Peters Canyon Trail Professional Reviews and Guides
"There are three primary trails in Peters Canyon Regional Park: Lakeview Trail, Lower Canyon Trail, and East Ridge Trail. East Ridge and Lower Canyon trails run parallel; a couple of decent singletracks connect the two routes. This loop follows the Lakeview Trail around the west side of the reservoir and then drops down the length of the Lower Canyon Trail. From the far end of the Lower Canyon Trail, a singletrack winds up to the East Ridge Trail. The route back includes a series of short, steep climbs and subsequent drops along the East Ridge. The last climb leads back to the Lakeview Trail. A short jaunt around the east side of the lake completes the loop. Alternatively, you could begin on the Lakeview Trail, climb immediately to the East Ridge, and then drop down to the Lower Canyon Trail on the Sage singletrack or the East Ridge singletrack. Then it is an easy ride up the Lower Canyon Trail back to the Lakeview Trail. This alternate loop offers a better, albeit short, downhill, but also one heck of a steep climb at the north end of the East Ridge."

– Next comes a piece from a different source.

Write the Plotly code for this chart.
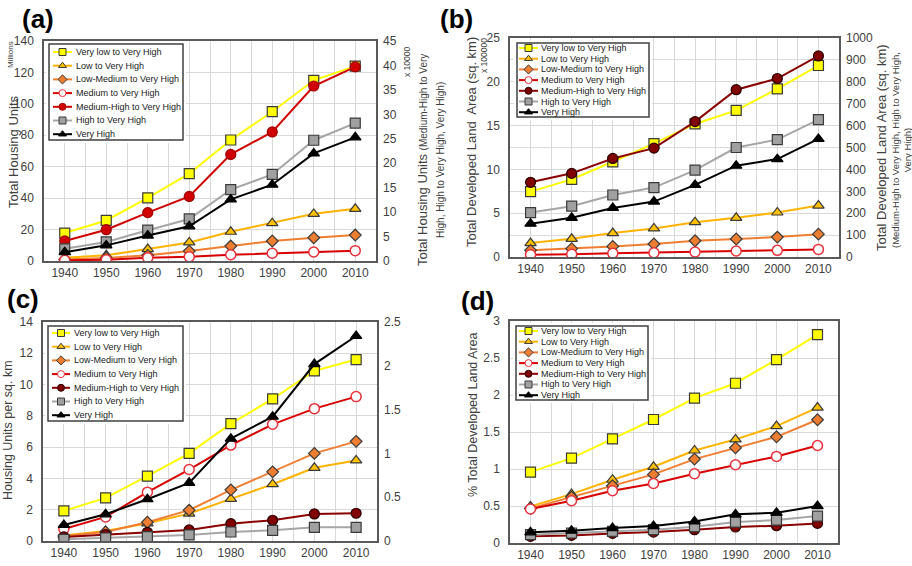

--David Womack, Mountain Bike! Orange County (Menasha Ridge Press).
"Peters Canyon Regional Park may be small, but it offers great trails, a scenic lake, and a sense of being in the outdoors without straying too far from civilization. This is an easily accessible family hike, with options for longer treks if you wish. This trail circles the fifty-five-acre Upper Peters Canyon Reservoir, which provides valuable habitat to migrating waterfowl. The rolling terrain takes you from marsh edge to open hillsides looking east over the lake toward the crest of the northern Santa Anas. This area originally was part of the Spanish Rancho Lomas de Santiago."
--Randy Vogel, Best Easy Day Hikes: Orange County (Falcon Guides).
"Deeded to Orange County by the Irvine Company in 1992, Peters Canyon Regional Park has, like other newly declared open-space areas, gained almost instant popularity among lovers of the outdoors. The park features the 55-acre Upper Peters Canyon Reservoir, several natural habitats (freshwater marsh, riparian woodland, grassland, and coastal sage scrub), and about 6 miles of trails. The shallow reservoir is not open to fishing, but birding is fine here."
--Jerry Schad and David Money Harris, Afoot & Afield: Orange County (Wilderness Press).
"In 1899, “green space,” in these parts had an entirely different meaning than it does today. Here in a remote canyon, local sportsmen introduced golf to Orange County. Santa Ana and Orange duffers leased land from the Irvine Company and laid out a nine-hole course. The “greens” were oil-soaked earthen patches and the fairways were little more than brush-cleared canyon bottom. It must have been hard to make par in Golf Canyon, as it became known. Today Golf Canyon is the site of Peters Canyon Park, located on the edge of more suburbs-in-the-making on the eastern frontier of the communities of Orange and Tustin. The Irvine Company donated the park land in 1992."
--John McKinney, Orange County: A Day Hiker's Guide (The Trailmaster).
"The park has more than six miles of hiking, biking, and equestrian trails across gravel roads and paths. The routes weave through rolling hillsides, riparian woodlands, and freshwater marsh and grassland habitats. This hike circles the lake on rolling hillsides covered with coastal sage scrub, dotted with willows, sycamores, and cottonwoods."
--Robert Stone, Day Hikes Around Orange County (Day Hike Books).
"This hike strolls the length of the park, from Peters Canyon
Reservoir through Peters Canyon, making a return along the open
East Ridge View Trail. The route passes through lush groves of
willow, sycamore, cottonwood, and eucalyptus trees."
"This loop trail on the eastern edge of Orange County skirts a 55-acre reservoir past marshland, flowering cactus, and groves of willow, sycamore, and black cottonwood trees. Hundred-foot elevation gains at a couple of points make this a little harder than the average reservoir loop trail. The trail can be extended by several more miles by taking one of the handful of moderate-to-difficult trails that wind through the southern portion of the park."
--Laura Randall, 60 Hikes within 60 Miles: Los Angeles (Menasha Ridge Press).
"Peters Canyon Park and Ride is as stated, albeit a tongue-twister: Park at the park, which is not a park and ride, and then ride the Park and Ride. The park is Peters Canyon Regional Park, which encompasses about 350 acres of a long, somewhat narrow canyon and ridge in northeastern Tustin. Although the park is a habitat of a variety of flora and fauna, you will mostly see coastal sage scrub, grassland, and some cactus."
--Wayne D. Cottrell , Best Bike Rides Orange County, California (Falcon Guides).